It’s July 1895, and brothers Robert and Nattie Coombes are having the perfect summer. With their father away earning a paycheck and their mother visiting relatives in Liverpool, the boys take all their meals at coffee houses, visit the seaside and theatre, and attend local day-long cricket matches.
When their aunt — suspicious that the boys’ mother hasn’t written or returned — forces her way into the home, she discovers something horrifying: the decomposing body of Emily Coombes.
13 year-old Robert confesses to stabbing his mother, and expresses no remorse. The court hears testimony about his debilitating headaches and mood swings, as well as his obsession with “penny dreadfuls” and their glorified violence.
This testimony, plus the lack of any known motive, leads the jury to declare Robert Coombes insane. He becomes one of the youngest ever inmates of Broadmoor, the most infamous criminal lunatic asylum in history.
The Victorian era was the epicenter of titanic shifts in the way society thought about criminality and criminals, education, and the effects of pulp fiction on the human brain. The Wicked Boy: The Mystery of a Victorian Child Murderer focuses on these shifts — as well as the astonishing life of Robert Coombes.
“The Plaistow Horror”
I am obsessed with this book. I finished it weeks ago, but have been avoiding writing a review because I can’t figure out where to start.
The first few chapters were unsettling. The boys seem like callous freaks. Who murders their mother and then spends a week going out on the town while her body decomposes in an upstairs bedroom?
No one really knew what to believe. Both the defense and the prosecution informed the jury that Robert’s headaches, behavior problems, and collection of gory literature were the result of a twisted brain. His defense team believed he was insane; the prosecution believed he was a monster.

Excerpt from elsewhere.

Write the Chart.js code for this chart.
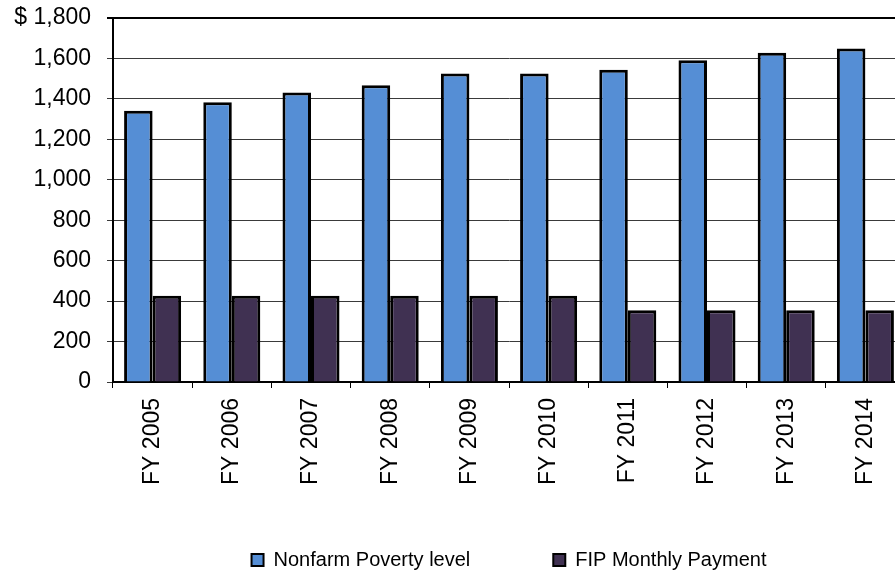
<!DOCTYPE html>
<html>
<head>
<meta charset="utf-8">
<script src="https://cdn.jsdelivr.net/npm/chart.js@4/dist/chart.umd.min.js"></script>
<style>
    html, body { margin: 0; padding: 0; background: #fff; overflow: hidden; }
    #wrap { width: 910px; height: 580px; }
</style>
</head>
<body>
<div id="wrap"><canvas id="myChart" width="910" height="580"></canvas></div>
<script>
// fiscal years on the x axis
const fiscalYears = ["FY 2005", "FY 2006", "FY 2007", "FY 2008", "FY 2009",
    "FY 2010", "FY 2011", "FY 2012", "FY 2013", "FY 2014"];

// monthly dollars
const povertyLevel = [1341, 1383, 1431, 1467, 1526, 1526, 1544, 1591, 1628, 1649];
const fipPayment = [427, 427, 427, 427, 427, 427, 355, 355, 355, 355];

const seriesNames = ["Nonfarm Poverty level", "FIP Monthly Payment"];
const seriesColors = ["#558ED5", "#403152"];

const fontFamily = "'Liberation Sans', Arial, sans-serif";

function formatDollar(value) {
    const text = Number(value).toLocaleString("en-US");
    // only the top tick carries the dollar sign
    return value === 1800 ? "$ " + text : text;
}

const canvas = document.getElementById("myChart");

new Chart(canvas, {
    type: "bar",
    data: {
        labels: fiscalYears,
        datasets: [
            {
                label: seriesNames[0],
                data: povertyLevel,
                backgroundColor: seriesColors[0],
                borderColor: "#000",
                borderWidth: 3
            },
            {
                label: seriesNames[1],
                data: fipPayment,
                backgroundColor: seriesColors[1],
                borderColor: "#000",
                borderWidth: 3
            }
        ]
    },
    options: {
        responsive: false,
        animation: false,
        devicePixelRatio: 1,
        categoryPercentage: 0.72,
        barPercentage: 1.0,
        layout: { padding: { top: 0, right: 5, left: 0, bottom: 0 } },
        plugins: {
            tooltip: { enabled: false },
            legend: {
                position: "bottom",
                fullSize: false,
                labels: {
                    color: "#000",
                    font: { family: fontFamily, size: 20 },
                    boxWidth: 12,
                    boxHeight: 12,
                    padding: 13,
                    generateLabels: function (chart) {
                        const items = Chart.defaults.plugins.legend.labels.generateLabels(chart);
                        items.forEach(item => {
                            item.strokeStyle = "#000";
                            item.lineWidth = 2;
                        });
                        // space out the two entries like the original
                        items[0].text = items[0].text + "\u2003\u2003\u2003\u2002";
                        return items;
                    }
                }
            }
        },
        scales: {
            x: {
                grid: {
                    offset: true,
                    drawOnChartArea: false,
                    drawTicks: true,
                    tickLength: 6,
                    color: "#000",
                    lineWidth: 1
                },
                border: { color: "#000", width: 2 },
                ticks: {
                    color: "#000",
                    font: { family: fontFamily, size: 23 },
                    minRotation: 90,
                    maxRotation: 90,
                    padding: 10
                },
                afterFit: function (scale) {
                    scale.height = 155;
                }
            },
            y: {
                min: 0,
                max: 1800,
                ticks: {
                    stepSize: 200,
                    color: "#000",
                    font: { family: fontFamily, size: 23 },
                    padding: 16,
                    callback: formatDollar
                },
                grid: {
                    drawTicks: true,
                    tickLength: 6,
                    color: ctx => (ctx.tick && ctx.tick.value === 1800 ? "#000" : "#3a3a3a"),
                    lineWidth: ctx => (ctx.tick && ctx.tick.value === 1800 ? 2 : 1)
                },
                border: { color: "#000", width: 2 },
                afterFit: function (scale) {
                    scale.width = 113;
                    scale.paddingTop = 18;
                }
            }
        }
    }
});
</script>
</body>
</html>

In the end, not even the hanging-happy English society was comfortable with sentencing a 13 year-old to death. Robert was declared insane, a danger to those around him, and sent to Broadmoor.
At Broadmoor and beyond
Fortunately for Robert, Broadmoor was a different kind of asylum. There were no straitjackets, no horrifying “therapies.” Just routine, a quiet country setting, and capable staff.
Robert went on to become a champion chess player, worked in the onsite tailor’s shop, and was a member of Broadmoor’s brass band.

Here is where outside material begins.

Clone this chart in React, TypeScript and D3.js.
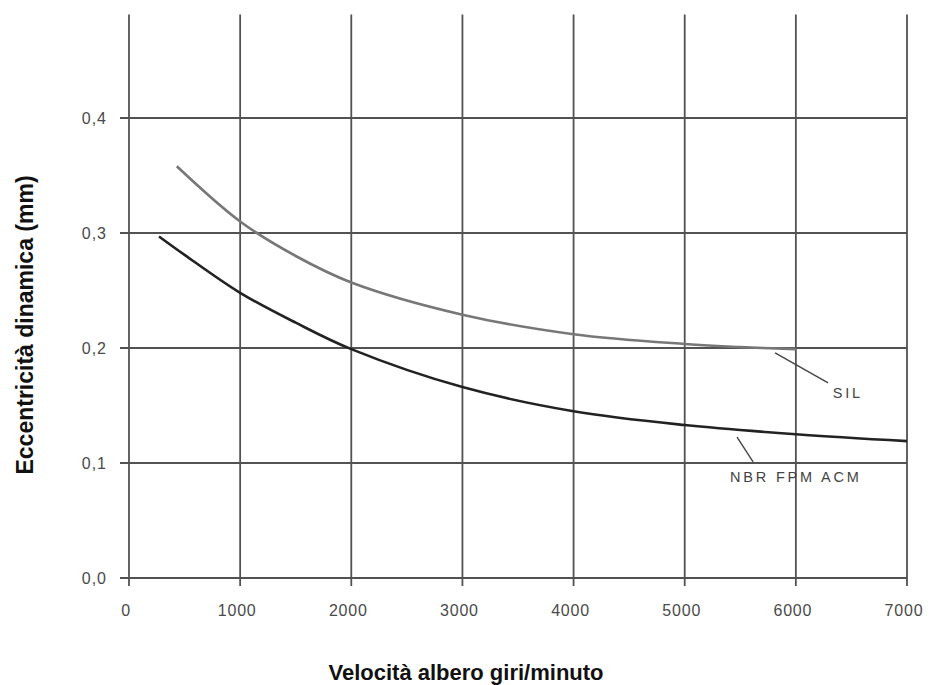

17 years after he was committed, Robert was discharged. He traveled to Australia, joined the military at the beginning of World War I, and became a fucking war hero.
In 1930, Robert took saved his neighbor’s son Harry from an abusive stepfather, and essentially raised him as his own. He died in 1949, and is buried in Australia.
Mind. Blown.
So what happened? How did a 13 year-old who stabbed and bludgeoned his mother to death go on to live a normal — even heroic — life?

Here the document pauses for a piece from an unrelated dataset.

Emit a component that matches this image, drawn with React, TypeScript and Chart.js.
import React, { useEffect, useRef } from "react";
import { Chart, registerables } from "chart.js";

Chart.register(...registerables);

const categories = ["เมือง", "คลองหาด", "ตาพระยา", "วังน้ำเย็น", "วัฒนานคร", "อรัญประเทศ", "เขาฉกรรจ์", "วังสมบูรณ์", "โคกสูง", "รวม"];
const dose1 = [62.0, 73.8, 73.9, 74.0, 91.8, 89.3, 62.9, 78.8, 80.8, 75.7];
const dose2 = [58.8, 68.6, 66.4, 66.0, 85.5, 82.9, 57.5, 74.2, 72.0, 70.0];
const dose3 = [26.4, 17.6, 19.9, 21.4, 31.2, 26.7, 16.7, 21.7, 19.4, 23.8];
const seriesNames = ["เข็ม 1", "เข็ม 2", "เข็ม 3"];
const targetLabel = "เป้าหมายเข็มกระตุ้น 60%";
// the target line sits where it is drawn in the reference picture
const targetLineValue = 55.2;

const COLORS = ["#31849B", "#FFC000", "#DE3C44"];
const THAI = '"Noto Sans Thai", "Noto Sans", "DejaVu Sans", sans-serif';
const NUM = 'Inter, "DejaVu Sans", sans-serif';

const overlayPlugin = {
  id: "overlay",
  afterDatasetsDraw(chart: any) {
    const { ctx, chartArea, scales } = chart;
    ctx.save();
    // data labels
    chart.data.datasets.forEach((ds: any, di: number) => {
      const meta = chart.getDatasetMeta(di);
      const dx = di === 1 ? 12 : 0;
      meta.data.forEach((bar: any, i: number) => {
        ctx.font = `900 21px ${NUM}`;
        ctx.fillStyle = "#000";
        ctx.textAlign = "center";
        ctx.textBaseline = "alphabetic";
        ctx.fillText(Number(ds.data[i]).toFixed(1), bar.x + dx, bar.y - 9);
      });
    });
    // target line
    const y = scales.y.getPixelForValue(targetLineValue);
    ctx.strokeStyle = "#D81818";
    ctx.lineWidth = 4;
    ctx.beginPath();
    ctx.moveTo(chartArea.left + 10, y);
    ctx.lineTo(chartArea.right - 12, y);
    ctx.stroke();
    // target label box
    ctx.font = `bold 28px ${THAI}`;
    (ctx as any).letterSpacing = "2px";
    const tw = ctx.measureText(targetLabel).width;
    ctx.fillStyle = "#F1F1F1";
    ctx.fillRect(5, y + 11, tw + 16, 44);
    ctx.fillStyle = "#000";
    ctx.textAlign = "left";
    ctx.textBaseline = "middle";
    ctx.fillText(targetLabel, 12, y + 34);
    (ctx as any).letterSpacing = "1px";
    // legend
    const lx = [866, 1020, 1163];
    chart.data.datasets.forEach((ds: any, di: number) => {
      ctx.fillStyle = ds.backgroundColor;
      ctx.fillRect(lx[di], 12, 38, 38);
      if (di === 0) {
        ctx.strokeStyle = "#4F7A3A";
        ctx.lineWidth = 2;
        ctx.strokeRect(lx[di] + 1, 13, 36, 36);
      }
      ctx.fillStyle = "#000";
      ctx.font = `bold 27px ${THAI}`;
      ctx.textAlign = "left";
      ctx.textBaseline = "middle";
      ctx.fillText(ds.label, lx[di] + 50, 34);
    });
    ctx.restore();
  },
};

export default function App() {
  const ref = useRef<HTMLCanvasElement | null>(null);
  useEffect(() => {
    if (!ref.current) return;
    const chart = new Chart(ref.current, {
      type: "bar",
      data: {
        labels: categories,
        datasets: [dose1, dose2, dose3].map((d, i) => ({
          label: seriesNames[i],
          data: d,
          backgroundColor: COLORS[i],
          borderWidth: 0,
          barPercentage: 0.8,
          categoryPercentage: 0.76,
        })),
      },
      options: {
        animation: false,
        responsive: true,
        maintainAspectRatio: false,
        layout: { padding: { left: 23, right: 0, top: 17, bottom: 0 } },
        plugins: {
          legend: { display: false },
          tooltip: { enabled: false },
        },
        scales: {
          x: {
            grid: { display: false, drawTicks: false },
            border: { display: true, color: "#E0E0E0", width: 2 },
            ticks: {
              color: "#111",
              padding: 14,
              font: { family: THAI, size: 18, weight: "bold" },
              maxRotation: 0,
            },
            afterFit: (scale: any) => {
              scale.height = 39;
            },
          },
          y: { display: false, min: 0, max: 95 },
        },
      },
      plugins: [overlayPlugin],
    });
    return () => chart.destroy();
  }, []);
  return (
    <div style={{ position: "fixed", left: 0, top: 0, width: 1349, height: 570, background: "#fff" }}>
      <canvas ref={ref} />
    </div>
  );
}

Author Kate Summerscale believes that Robert suffered a psychotic break brought on by his mother’s abuse. Emily Coombes frequently threatened both boys, and beat Nattie early on the day of her murder.
Robert’s headaches and mood swings were, Summerscale believes, the symptoms of living in the shadow of abuse. At some point Robert came to believe that the only way he could protect himself and his brother was to escape their mother. When running away didn’t work, his anxious mind supplied an alternative. Only when Emily Coombes was gone did Robert believe he would be safe.
I can’t imagine what this would do to a kid. Becoming fully aware that you had killed your mother, that you were likely going to spend the rest of your life in an asylum.
Is that what made Robert so anxious to join the military, to be a stretcher-bearer responsible for saving lives on the battlefield? Is that what made him take responsibility for a kid he barely knew, but who he could see was being abused by his parent?
We know so little about Robert’s thoughts in his lifetime. If he kept a diary, it’s long gone. We can only look at his actions. The press considered him a monster — no matter how abusive Emily had been, she didn’t deserve to be murdered — but in the end Robert’s actions throughout his life proved his rationality, kindness, and bravery.
Read this right now
Get a copy of Summerscale’s book right now. The Wicked Boy is well-researched, fascinating, and will absolutely suck you in.
I’ve read it twice now, but will definitely be picking it up again very soon. One of my favorite reads of 2016.